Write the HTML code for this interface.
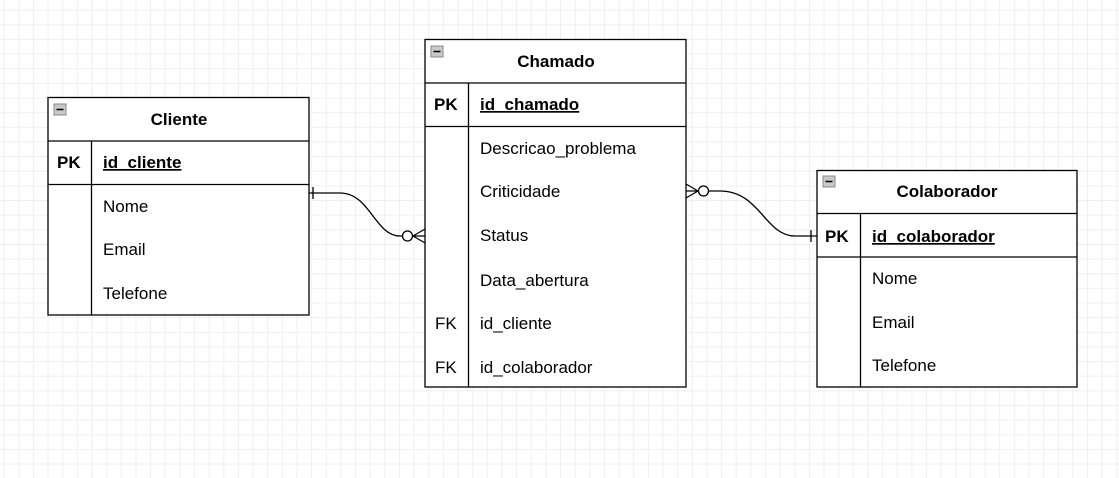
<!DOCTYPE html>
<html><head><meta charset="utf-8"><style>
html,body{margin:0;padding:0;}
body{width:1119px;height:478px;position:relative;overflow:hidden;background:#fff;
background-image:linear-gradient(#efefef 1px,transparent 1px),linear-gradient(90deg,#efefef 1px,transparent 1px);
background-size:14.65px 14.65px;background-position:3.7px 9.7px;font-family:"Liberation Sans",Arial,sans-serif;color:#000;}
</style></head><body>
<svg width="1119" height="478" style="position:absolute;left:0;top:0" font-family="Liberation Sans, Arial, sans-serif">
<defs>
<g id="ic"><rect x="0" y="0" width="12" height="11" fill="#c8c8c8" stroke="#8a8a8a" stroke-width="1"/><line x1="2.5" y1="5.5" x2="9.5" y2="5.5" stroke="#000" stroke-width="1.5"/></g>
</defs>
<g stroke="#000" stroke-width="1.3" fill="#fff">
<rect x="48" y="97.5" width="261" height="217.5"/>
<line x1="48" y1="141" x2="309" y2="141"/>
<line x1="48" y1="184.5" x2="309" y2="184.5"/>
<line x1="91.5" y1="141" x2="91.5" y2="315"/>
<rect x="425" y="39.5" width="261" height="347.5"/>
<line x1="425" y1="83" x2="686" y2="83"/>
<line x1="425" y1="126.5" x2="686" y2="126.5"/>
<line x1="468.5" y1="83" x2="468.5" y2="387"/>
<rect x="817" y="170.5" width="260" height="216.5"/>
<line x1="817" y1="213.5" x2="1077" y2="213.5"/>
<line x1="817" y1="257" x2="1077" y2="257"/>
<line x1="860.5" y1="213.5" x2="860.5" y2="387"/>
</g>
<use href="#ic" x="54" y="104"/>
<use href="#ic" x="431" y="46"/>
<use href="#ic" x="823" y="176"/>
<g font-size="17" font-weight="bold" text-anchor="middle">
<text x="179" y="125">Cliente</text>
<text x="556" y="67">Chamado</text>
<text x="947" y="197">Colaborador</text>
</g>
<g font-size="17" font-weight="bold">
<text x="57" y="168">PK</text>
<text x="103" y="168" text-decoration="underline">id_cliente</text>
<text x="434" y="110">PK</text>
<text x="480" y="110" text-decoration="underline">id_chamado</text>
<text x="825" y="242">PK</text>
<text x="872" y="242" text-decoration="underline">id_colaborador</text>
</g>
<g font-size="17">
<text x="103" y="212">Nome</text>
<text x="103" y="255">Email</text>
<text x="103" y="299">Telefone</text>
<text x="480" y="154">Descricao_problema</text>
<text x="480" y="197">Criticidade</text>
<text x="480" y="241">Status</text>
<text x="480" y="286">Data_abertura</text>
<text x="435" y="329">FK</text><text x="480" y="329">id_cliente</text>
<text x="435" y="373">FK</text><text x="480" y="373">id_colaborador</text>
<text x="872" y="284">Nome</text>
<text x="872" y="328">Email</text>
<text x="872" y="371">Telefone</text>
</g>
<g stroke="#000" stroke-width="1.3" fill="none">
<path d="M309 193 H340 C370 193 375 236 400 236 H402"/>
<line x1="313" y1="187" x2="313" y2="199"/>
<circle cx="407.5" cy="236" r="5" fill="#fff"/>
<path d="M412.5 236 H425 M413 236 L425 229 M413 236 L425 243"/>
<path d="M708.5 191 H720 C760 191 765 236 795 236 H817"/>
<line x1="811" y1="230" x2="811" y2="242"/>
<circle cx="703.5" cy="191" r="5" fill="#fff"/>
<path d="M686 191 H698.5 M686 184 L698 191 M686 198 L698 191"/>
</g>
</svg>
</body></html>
_ _ _ _
▶ Problem statement
Without the pictures, copy the material exactly as given.

▶ Solution to this task
Write the HTML code for this interface.
<!DOCTYPE html>
<html><head><meta charset="utf-8"><style>
html,body{margin:0;padding:0;}
body{width:1119px;height:478px;position:relative;overflow:hidden;background:#fff;
background-image:linear-gradient(#efefef 1px,transparent 1px),linear-gradient(90deg,#efefef 1px,transparent 1px);
background-size:14.65px 14.65px;background-position:3.7px 9.7px;font-family:"Liberation Sans",Arial,sans-serif;color:#000;}
</style></head><body>
<svg width="1119" height="478" style="position:absolute;left:0;top:0" font-family="Liberation Sans, Arial, sans-serif">
<defs>
<g id="ic"><rect x="0" y="0" width="12" height="11" fill="#c8c8c8" stroke="#8a8a8a" stroke-width="1"/><line x1="2.5" y1="5.5" x2="9.5" y2="5.5" stroke="#000" stroke-width="1.5"/></g>
</defs>
<g stroke="#000" stroke-width="1.3" fill="#fff">
<rect x="48" y="97.5" width="261" height="217.5"/>
<line x1="48" y1="141" x2="309" y2="141"/>
<line x1="48" y1="184.5" x2="309" y2="184.5"/>
<line x1="91.5" y1="141" x2="91.5" y2="315"/>
<rect x="425" y="39.5" width="261" height="347.5"/>
<line x1="425" y1="83" x2="686" y2="83"/>
<line x1="425" y1="126.5" x2="686" y2="126.5"/>
<line x1="468.5" y1="83" x2="468.5" y2="387"/>
<rect x="817" y="170.5" width="260" height="216.5"/>
<line x1="817" y1="213.5" x2="1077" y2="213.5"/>
<line x1="817" y1="257" x2="1077" y2="257"/>
<line x1="860.5" y1="213.5" x2="860.5" y2="387"/>
</g>
<use href="#ic" x="54" y="104"/>
<use href="#ic" x="431" y="46"/>
<use href="#ic" x="823" y="176"/>
<g font-size="17" font-weight="bold" text-anchor="middle">
<text x="179" y="125">Cliente</text>
<text x="556" y="67">Chamado</text>
<text x="947" y="197">Colaborador</text>
</g>
<g font-size="17" font-weight="bold">
<text x="57" y="168">PK</text>
<text x="103" y="168" text-decoration="underline">id_cliente</text>
<text x="434" y="110">PK</text>
<text x="480" y="110" text-decoration="underline">id_chamado</text>
<text x="825" y="242">PK</text>
<text x="872" y="242" text-decoration="underline">id_colaborador</text>
</g>
<g font-size="17">
<text x="103" y="212">Nome</text>
<text x="103" y="255">Email</text>
<text x="103" y="299">Telefone</text>
<text x="480" y="154">Descricao_problema</text>
<text x="480" y="197">Criticidade</text>
<text x="480" y="241">Status</text>
<text x="480" y="286">Data_abertura</text>
<text x="435" y="329">FK</text><text x="480" y="329">id_cliente</text>
<text x="435" y="373">FK</text><text x="480" y="373">id_colaborador</text>
<text x="872" y="284">Nome</text>
<text x="872" y="328">Email</text>
<text x="872" y="371">Telefone</text>
</g>
<g stroke="#000" stroke-width="1.3" fill="none">
<path d="M309 193 H340 C370 193 375 236 400 236 H402"/>
<line x1="313" y1="187" x2="313" y2="199"/>
<circle cx="407.5" cy="236" r="5" fill="#fff"/>
<path d="M412.5 236 H425 M413 236 L425 229 M413 236 L425 243"/>
<path d="M708.5 191 H720 C760 191 765 236 795 236 H817"/>
<line x1="811" y1="230" x2="811" y2="242"/>
<circle cx="703.5" cy="191" r="5" fill="#fff"/>
<path d="M686 191 H698.5 M686 184 L698 191 M686 198 L698 191"/>
</g>
</svg>
</body></html>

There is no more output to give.